3. Procaspase-8L and caspase-8p41 both contain a truncated C-terminal domain. In the case of casp8p41, the lack of the catalytic C360, as well as the subsequent p10 subunit, makes it unable to dimerise and activate other normal procaspase-8. Thus, it stimulates cell death either by acting as a scaffold protein directing the recruitment of functional procaspase-8, or trigger apoptosis in caspase-8 independent manners [4]. In the case of procaspase-8L, there is an insertion of 136bp fragment which generates a stop codon, leading to the synthesis of pre-mature procaspase-8 with only a part of p18. Owing to the presence of intact DEDs, procasp-8L can still bind to FADD, but is unable to induce apoptosis. Therefore, it has the potential of inhibiting caspase-8 dependent apoptosis by competing with isoform 8a or b for the recruitment site of FADD.
MSA between species
Based on the alignments of procasp-8 sequences across different species (human, mice and drosophila), we can observe:
1. The mice homologue of procaspase-8 shares high level of similarity with the human isoform b, as indicated by the large amounts of black shading between the two sequences. The signature RxDL motif is highly conserved, so does the hydrophobic patch FL in the helical bundles.

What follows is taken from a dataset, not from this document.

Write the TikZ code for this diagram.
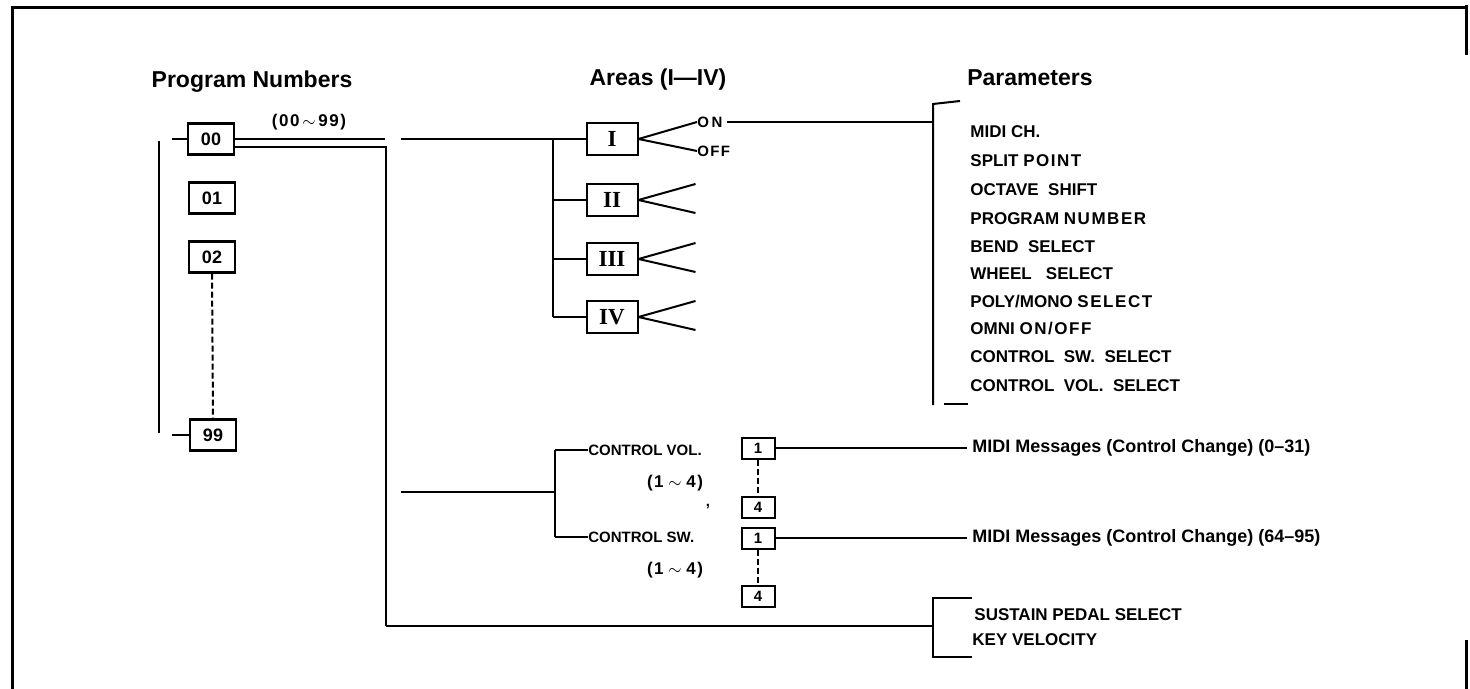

2. Dredd (drosophila homologue of procaspase-8) is found to share only some similarity with the human procasp-8. However, the essential residues His345 and Cys386 are still highly conserved across all three species. This indicates the crucial role of His and Cys residues in the catalytic activity of casp-8 [5].
3. In addition, the signature QACQG which is characteristic of all caspases is also observed in Dredd, except that the consensus Glycine (G) is occupied by Glutamate (E) [5]. This also indicates that the QACQG/E motif bears important catalytic activity, and therefore is conserved over evolution across different species.
Analysis
[1] ZF Xu, KJ Tang, M Wang, Q Rao, BL Liu, and JX Wang. A New Caspase-8 Isoform Caspase-8s Increased Sensitivity to Apoptosis in Jurkat Cells. Journal of Biomedicine and Biotechnology. 2009; 1-10. Article ID:930462. doi:10.1155/2009/930462
[2] J S Riley, A Malik, C Holohan and D B Longley. DED or alive: assembly and regulation of the death effector domain complexes. Cell death and disease. 2015; 6: e1866.
[3] JK Yang. FLIP as an anticancer therapeutic target. Yonsei Medical Journal. 2008; 49 (1): 19-27.
[4] A Algeciras-Schimnich, A Belzacq-Casagrande, GD Bren, Z Nie, JA Taylor, SA Rizza, C Brenner, and AD Badley. Analysis of HIV Protease Killing Through Caspase 8 Reveals a Novel Interaction Between Caspase 8 and Mitochondria. The Open Virology Journal. 2007; 1: 39-46.
[5] P Chen, A Rodriguez, R Erskine, T Thach, JM Abrams. Dredd, a Novel Effector of the Apoptosis Activators Reaper, Grim,and Hid in Drosophila. Developmental Biology. 1998; 201: 202-216.